Wow! Growth in low-end restaurant service jobs. Catering to locals and tourists. Wow! But with commercial and residential real estate woes, I suspect that we won’t be seeing concomitant growth in low-level construction jobs… again catering to locals and a few bored foreign buyers who want cheap U.S. real estate in prestige communities, but where are the exports? What do we make? Are we exporting just our financial expertise (that’s something the world must be looking forward to; it worked so well in the pre-Sept. 15, 2008 era! Not!). We sure buy lots of stuff from the international marketplace, oil from everywhere and manufactures from… well… mostly China… but what are we sending back? Are we going to make our livings in a cloistered world of an internal service economy?

The dollar isn’t faring particularly well either, reflecting the above as well as America’s growing unemployment, declining real estate values (now, it’s commercial real estate) and flat retail sales. Sliding down in value with world leaders declaring that the days of international values being measured in U.S. dollars are numbered (the U.S. dollar is currently the “reserve currency” held by nations to reflect the price of commodities, global trading values, etc.).

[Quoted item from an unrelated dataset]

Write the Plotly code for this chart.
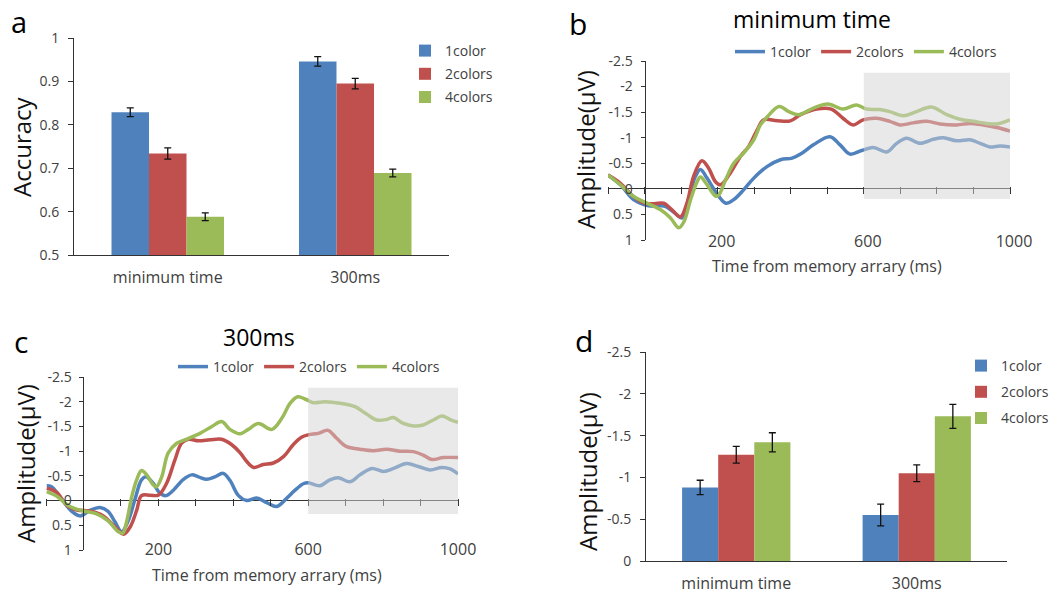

We’ve been hammered by Chinese leaders (but they have a whole pile of dollars, so they can’t let us drown too fast), and we expect to be trashed in that arena by Russia (yeah, they hate dollars), but France? Nicholas Sarkozy? "The political and economic reality of a multipolar world will have to find sooner or later a translation on the monetary level." Read: it can’t be the dollar. We’re battling to transition into a “special drawing right” currency equivalent – a blend of dominant currencies to become the new reserve currency – with the dollar remaining the dominant component… but the writing is on the wall.

Exactly what, Mr. President, is the plan to create new “real values” that Americans can make and export in the near and longer-term? What is it that we, as Americans, do that has economic value to the rest of the world? And what are we doing to make sure we are sufficiently trained and educated to provide those values well into the future?

I’m Peter Dekom, and I am deeply concerned.